= Perceived performance =

Perceived performance, in computer engineering, refers to how quickly a software feature appears to perform its task. The concept applies mainly to user acceptance aspects.

The amount of time an application takes to start up, or a file to download, is not made faster by showing a startup screen (see Splash screen) or a file progress dialog box. However, it satisfies some human needs: it appears faster to the user as well as providing a visual cue to let them know the system is handling their request.

In most cases, increasing real performance increases perceived performance, but when real performance cannot be increased due to physical limitations, techniques can be used to increase perceived performance at the cost of marginally decreasing real performance. For example, drawing and refreshing a progress bar while loading a file satisfies the user who is watching, but steals time from the process that is actually loading the file, but usually this is only a very small amount of time. All such techniques must exploit the inability of the user to accurately judge real performance, or they would be considered detrimental to performance.

Techniques for improving perceived performance may include more than just decreasing the delay between the user's request and visual feedback. Sometimes an increase in delay can be perceived as a performance improvement, such as when a variable controlled by the user is set to a running average of the users input. This can give the impression of smoother motion, but the controlled variable always reaches the desired value a bit late.

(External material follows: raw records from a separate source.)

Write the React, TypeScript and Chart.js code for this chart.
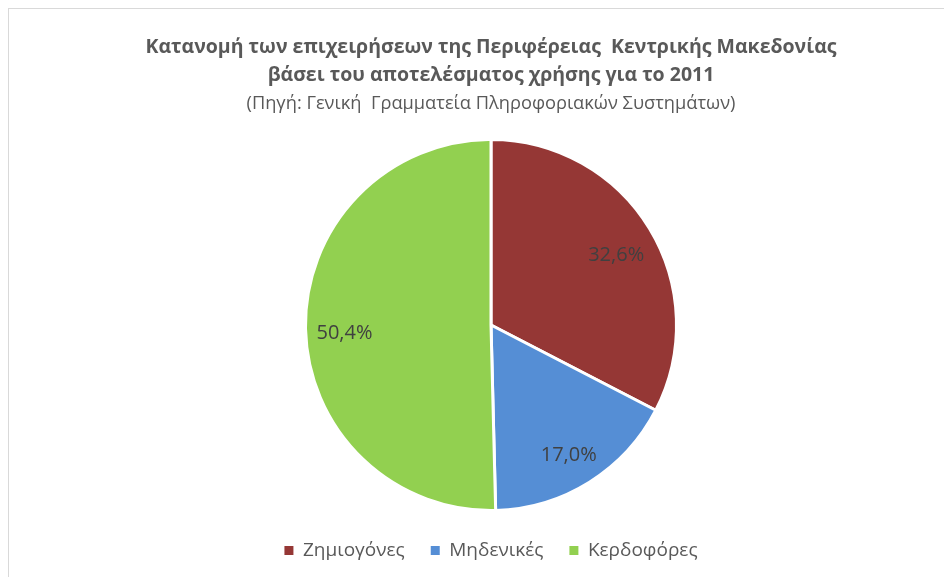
import React, { useEffect, useRef } from "react";
import { Chart, registerables } from "chart.js";

Chart.register(...registerables);

const titleLines = [
  "Κατανομή των επιχειρήσεων της Περιφέρειας  Κεντρικής Μακεδονίας",
  "βάσει του αποτελέσματος χρήσης για το 2011",
];
const subtitleText = "(Πηγή: Γενική  Γραμματεία Πληροφοριακών Συστημάτων)";
const categories = ["Ζημιογόνες", "Μηδενικές", "Κερδοφόρες"];
const shares = [32.6, 17.0, 50.4];
const sliceColors = ["#953735", "#558ED5", "#92D050"];

const FONT = "'Open Sans', 'Noto Sans', sans-serif";

const sliceLabels = {
  id: "sliceLabels",
  afterDatasetsDraw(chart: any) {
    const ctx = chart.ctx;
    const meta = chart.getDatasetMeta(0);
    const data = chart.data.datasets[0].data as number[];
    ctx.save();
    ctx.font = `20px ${FONT}`;
    ctx.fillStyle = "#404040";
    ctx.textAlign = "center";
    ctx.textBaseline = "middle";
    meta.data.forEach((arc: any, i: number) => {
      const p = arc.getProps(["x", "y", "startAngle", "endAngle", "outerRadius"], true);
      const mid = (p.startAngle + p.endAngle) / 2;
      const r = p.outerRadius * 0.79;
      const x = p.x + Math.cos(mid) * r;
      const y = p.y + Math.sin(mid) * r + 6;
      ctx.fillText(data[i].toFixed(1).replace(".", ",") + "%", x, y);
    });
    ctx.restore();
  },
};

export default function App() {
  const ref = useRef<HTMLCanvasElement>(null);
  useEffect(() => {
    if (!ref.current) return;
    const chart = new Chart(ref.current, {
      type: "pie",
      data: {
        labels: categories,
        datasets: [
          {
            data: shares,
            backgroundColor: sliceColors,
            borderColor: "#ffffff",
            borderWidth: 3,
            radius: 185.5,
          } as any,
        ],
      },
      options: {
        responsive: false,
        animation: false,
        events: [],
        layout: { padding: { left: 21, right: 0, top: 0, bottom: 7 } },
        plugins: {
          title: {
            display: true,
            text: titleLines,
            color: "#595959",
            font: { family: FONT, size: 19.5, weight: "bold", lineHeight: 28 / 19.5 },
            padding: { top: 24, bottom: 0 },
          },
          subtitle: {
            display: true,
            text: subtitleText,
            color: "#595959",
            font: { family: FONT, size: 18.25, weight: "normal", lineHeight: 24 / 18.25 },
            padding: { top: 3, bottom: 19 },
          },
          legend: {
            display: true,
            position: "bottom",
            labels: {
              color: "#595959",
              font: { family: FONT, size: 19 },
              boxWidth: 9,
              boxHeight: 9,
              padding: 26,
              generateLabels(chart: any) {
                const base = (Chart as any).overrides.pie.plugins.legend.labels.generateLabels(chart);
                return base.map((l: any) => ({ ...l, lineWidth: 0, strokeStyle: "rgba(0,0,0,0)" }));
              },
            },
          },
          tooltip: { enabled: false },
        },
      },
      plugins: [sliceLabels],
    });
    return () => chart.destroy();
  }, []);
  return (
    <div
      style={{
        width: 943,
        height: 568,
        borderTop: "1px solid #d9d9d9",
        borderLeft: "1px solid #d9d9d9",
        background: "#ffffff",
      }}
    >
      <canvas ref={ref} width={943} height={568} style={{ display: "block" }} />
    </div>
  );
}
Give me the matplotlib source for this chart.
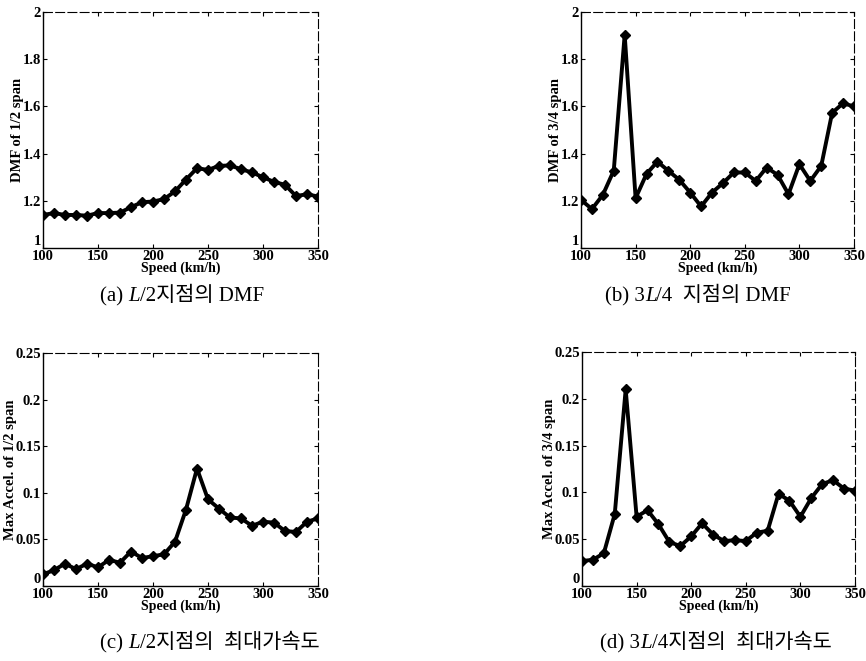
import numpy as np
import matplotlib
matplotlib.use("Agg")
import matplotlib.pyplot as plt

# =============================
# data
# =============================
speed = np.arange(100, 351, 10)

dmf_half = [1.14, 1.148, 1.14, 1.14, 1.137, 1.148, 1.148, 1.15, 1.173, 1.194,
            1.197, 1.207, 1.24, 1.29, 1.338, 1.331, 1.348, 1.35, 1.334, 1.32,
            1.30, 1.28, 1.268, 1.22, 1.228, 1.218]

dmf_34 = [1.204, 1.165, 1.225, 1.328, 1.904, 1.211, 1.314, 1.366, 1.327, 1.289,
          1.235, 1.176, 1.235, 1.275, 1.32, 1.32, 1.284, 1.341, 1.31, 1.228,
          1.355, 1.284, 1.348, 1.573, 1.613, 1.60]

acc_half = [0.0125, 0.017, 0.024, 0.018, 0.024, 0.020, 0.028, 0.025, 0.037, 0.030,
            0.032, 0.034, 0.0475, 0.082, 0.126, 0.093, 0.083, 0.0735, 0.0725, 0.0646,
            0.069, 0.068, 0.059, 0.058, 0.069, 0.0725]

acc_34 = [0.0267, 0.028, 0.035, 0.077, 0.21, 0.074, 0.081, 0.066, 0.047, 0.0427,
          0.053, 0.067, 0.055, 0.048, 0.049, 0.048, 0.057, 0.059, 0.0986, 0.091,
          0.074, 0.094, 0.109, 0.113, 0.104, 0.102]

x_ticks = [100, 150, 200, 250, 300, 350]
dmf_ticks = [1, 1.2, 1.4, 1.6, 1.8, 2]
dmf_labels = ['1', '1.2', '1.4', '1.6', '1.8', '2']
acc_ticks = [0, 0.05, 0.1, 0.15, 0.2, 0.25]
acc_labels = ['0', '0.05', '0.1', '0.15', '0.2', '0.25']

ylabels = ['DMF of 1/2 span', 'DMF of 3/4 span',
           'Max Accel. of 1/2 span', 'Max Accel. of 3/4 span']

# caption pieces: (text, italic?)
captions = [
    [('(a) ', False), ('L', True), ('/2지점의 DMF', False)],
    [('(b) 3', False), ('L', True), ('/4  지점의 DMF', False)],
    [('(c) ', False), ('L', True), ('/2지점의  최대가속도', False)],
    [('(d) 3', False), ('L', True), ('/4지점의  최대가속도', False)],
]

# =============================
# layout (pixels -> figure fractions)
# =============================
W, H = 866, 661
boxes = [
    (43, 12, 318, 248),
    (581, 12, 854, 248),
    (43, 353, 318, 586),
    (582, 352, 855, 586),
]
cap_pos = [(100, 301), (605, 301), (100, 648), (600, 648)]

serif = ['Liberation Serif', 'DejaVu Serif']
cap_family = ['Liberation Serif', 'Noto Sans CJK KR', 'DejaVu Sans']

fig = plt.figure(figsize=(W / 100, H / 100), dpi=100)

series = [dmf_half, dmf_34, acc_half, acc_34]
for i, (x0, y0, x1, y1) in enumerate(boxes):
    ax = fig.add_axes([x0 / W, (H - y1) / H, (x1 - x0) / W, (y1 - y0) / H])
    ax.plot(speed, series[i], '-', color='black', linewidth=2.8,
            marker='D', markersize=5.5, markerfacecolor='black')
    ax.set_xlim(100, 350)
    ax.set_xticks(x_ticks)
    if i < 2:
        ax.set_ylim(1, 2)
        ax.set_yticks(dmf_ticks)
        ax.set_yticklabels(dmf_labels)
    else:
        ax.set_ylim(0, 0.25)
        ax.set_yticks(acc_ticks)
        ax.set_yticklabels(acc_labels)
    ax.tick_params(direction='in', length=3, width=0.8, top=True, right=True,
                   pad=1.5)
    for lab in ax.get_xticklabels() + ax.get_yticklabels():
        lab.set_family(serif)
        lab.set_fontweight('bold')
        lab.set_fontsize(10.5)
    # lowest y label sits just above the corner, clear of the "100"
    ax.get_yticklabels()[0].set_verticalalignment('bottom')
    ax.set_xlabel('Speed (km/h)', family=serif, fontweight='bold', fontsize=10,
                  labelpad=-1)
    ax.set_ylabel(ylabels[i], family=serif, fontweight='bold', fontsize=10.5,
                  labelpad=-1)
    for s in ['left', 'bottom']:
        ax.spines[s].set_linewidth(1.0)
    for s in ['top', 'right']:
        ax.spines[s].set_linewidth(0.8)
        ax.spines[s].set_linestyle((0, (8, 3)))

# captions built piece by piece so the L can be italic
renderer = fig.canvas.get_renderer()
for parts, (cx, cy) in zip(captions, cap_pos):
    x = cx / W
    y = (H - cy) / H
    for txt, ital in parts:
        t = fig.text(x, y, txt, family=cap_family, fontsize=15,
                     style='italic' if ital else 'normal', va='baseline', ha='left')
        bb = t.get_window_extent(renderer)
        x = bb.x1 / fig.bbox.width

fig.savefig('out.png', dpi=100)
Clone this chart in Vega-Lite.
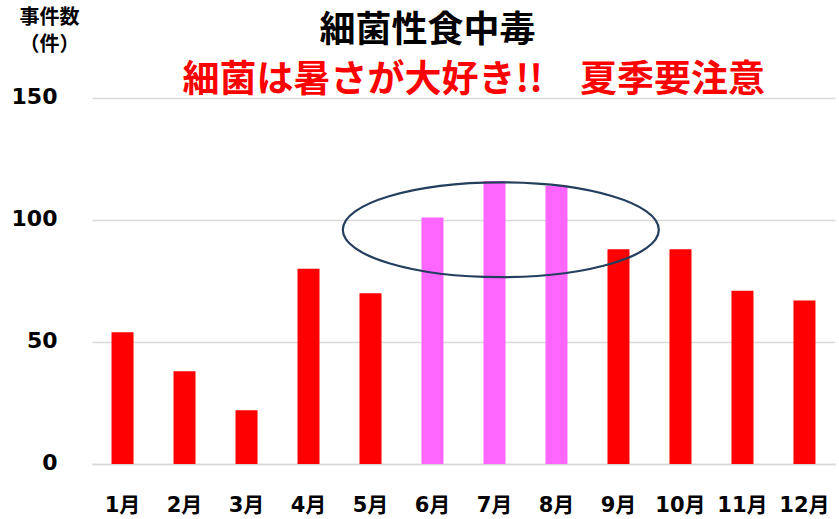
{
  "$schema": "https://vega.github.io/schema/vega-lite/v6.json",
  "width": 743,
  "height": 366,
  "autosize": {"type": "none"},
  "padding": {"left": 92, "top": 98, "right": 4, "bottom": 55},
  "background": "white",
  "config": {"view": {"stroke": null}},
  "title": {
    "text": "細菌性食中毒",
    "subtitle": "\u200b\u3000\u3000\u2002細菌は暑さが大好き!!　夏季要注意",
    "anchor": "middle",
    "frame": "group",
    "font": "Noto Sans CJK JP",
    "fontSize": 36,
    "fontWeight": "bold",
    "color": "#000000",
    "subtitleFont": "Noto Sans CJK JP",
    "subtitleFontSize": 37,
    "subtitleFontWeight": "bold",
    "subtitleColor": "#ff0000",
    "subtitlePadding": 13,
    "offset": -93,
    "dx": -36
  },
  "datasets": {
    "cases": [
      {"month": "1月", "count": 54, "period": "その他"},
      {"month": "2月", "count": 38, "period": "その他"},
      {"month": "3月", "count": 22, "period": "その他"},
      {"month": "4月", "count": 80, "period": "その他"},
      {"month": "5月", "count": 70, "period": "その他"},
      {"month": "6月", "count": 101, "period": "夏季"},
      {"month": "7月", "count": 116, "period": "夏季"},
      {"month": "8月", "count": 114, "period": "夏季"},
      {"month": "9月", "count": 88, "period": "その他"},
      {"month": "10月", "count": 88, "period": "その他"},
      {"month": "11月", "count": 71, "period": "その他"},
      {"month": "12月", "count": 67, "period": "その他"}
    ],
    "highlight": [
      {"month": "7月", "count": 96}
    ]
  },
  "encoding": {
    "x": {
      "field": "month",
      "type": "nominal",
      "sort": null,
      "scale": {"domain": ["1月","2月","3月","4月","5月","6月","7月","8月","9月","10月","11月","12月"], "paddingInner": 0.645, "paddingOuter": 0.315},
      "axis": {
        "title": null,
        "labelAngle": 0,
        "labelFont": "'DejaVu Sans', 'Noto Sans CJK JP'",
        "labelFontSize": 21,
        "labelFontWeight": "bold",
        "labelColor": "#000000",
        "labelPadding": 30,
        "ticks": false,
        "domain": true,
        "domainColor": "#d9d9d9",
        "domainWidth": 1.5,
        "grid": false
      }
    },
    "y": {
      "field": "count",
      "type": "quantitative",
      "scale": {"domain": [0, 150], "nice": false},
      "axis": {
        "values": [0, 50, 100, 150],
        "title": ["事件数", "（件）"],
        "titleAngle": 0,
        "titleAlign": "center",
        "titleBaseline": "top",
        "titleX": -43,
        "titleY": -91,
        "titleFont": "Noto Sans CJK JP",
        "titleFontSize": 20,
        "titleFontWeight": "bold",
        "titleColor": "#000000",
        "titleLineHeight": 27,
        "labelFont": "DejaVu Sans",
        "labelFontSize": 22,
        "labelFontWeight": "bold",
        "labelColor": "#000000",
        "labelPadding": 35,
        "labelOffset": -2,
        "ticks": false,
        "domain": false,
        "grid": true,
        "gridColor": "#d9d9d9",
        "gridWidth": 1.5
      }
    }
  },
  "layer": [
    {
      "data": {"name": "cases"},
      "mark": {"type": "bar"},
      "encoding": {
        "color": {
          "field": "period",
          "type": "nominal",
          "scale": {"domain": ["その他", "夏季"], "range": ["#ff0000", "#ff66ff"]},
          "legend": null
        }
      }
    },
    {
      "data": {"name": "highlight"},
      "mark": {
        "type": "point",
        "shape": "M -0.96 0 C -0.96 -0.1657 -0.5123 -0.3 0.04 -0.3 C 0.5923 -0.3 1.04 -0.1657 1.04 0 C 1.04 0.1657 0.5923 0.3 0.04 0.3 C -0.5123 0.3 -0.96 0.1657 -0.96 0 Z",
        "size": 99856,
        "filled": false,
        "fill": null,
        "stroke": "#243f5e",
        "strokeWidth": 2.2,
        "opacity": 1
      }
    }
  ]
}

Since it smooths out hi-frequency jitter, when the user is attempting to hold the value constant, they may feel like they are succeeding more readily. This kind of compromise would be appropriate for control of a sniper rifle in a video game. Another example may be doing trivial computation ahead of time rather than after a user triggers an action, such as pre-sorting a large list of data before a user wants to see it.

A technique to measure and interpret perceived performance remote systems is shown in a 2003 and updated in 2005 for virtual machines.

== Web Performance ==
For Web Performance optimization, perceived performance plays an important role. It tricks the user into thinking a site loads faster than it actually is. To achieve that, render-blocking resources will be loaded last in order to let the browser render the other elements first: like text content, images. In this way, even though the browser loads the same elements, by loading the non-blocking resources first, the user starts to see some content immediately. This trick improves the perceived performance, improving the overall user experience.

Here are the main perceived performance steps for better user experiences:

Minimize initial page load

Load only the resources you need in order to display the first content seen by the user. After these resources are loaded, the rest of the resources can be loaded.

Interactive elements should be available

Elements that are interactive, that the user can click on or interact with, should be able to perform those actions as soon as possible. Even with the rest of the page being still loaded, if the user can interact faster with the page, the user will perceive the site as being fast.

Avoid rendering elements that can cause flicker on screen

Elements like fonts or content that takes longer to load should be avoided as much as possible. When loading fonts, try to adjust their size and appearance closer to the default browser styles. In this way, when the font will be loaded, the switch won't look weird and be obvious. For images, charts, or embedded content, make sure you have a placeholder that has the same with and height. In this way when the content comes, the screen won't flicker and the height of the page won't change.

=== Tools ===
In order to improve the perceived performance of a web page, there are numerous tools that can be helpful:

Google Chrome: DevTools provides ways to measure the performance of a site giving you insights on how to improve.

Webpagetest - SpeedIndex represents the average time it takes for the visible part of a site to be displayed.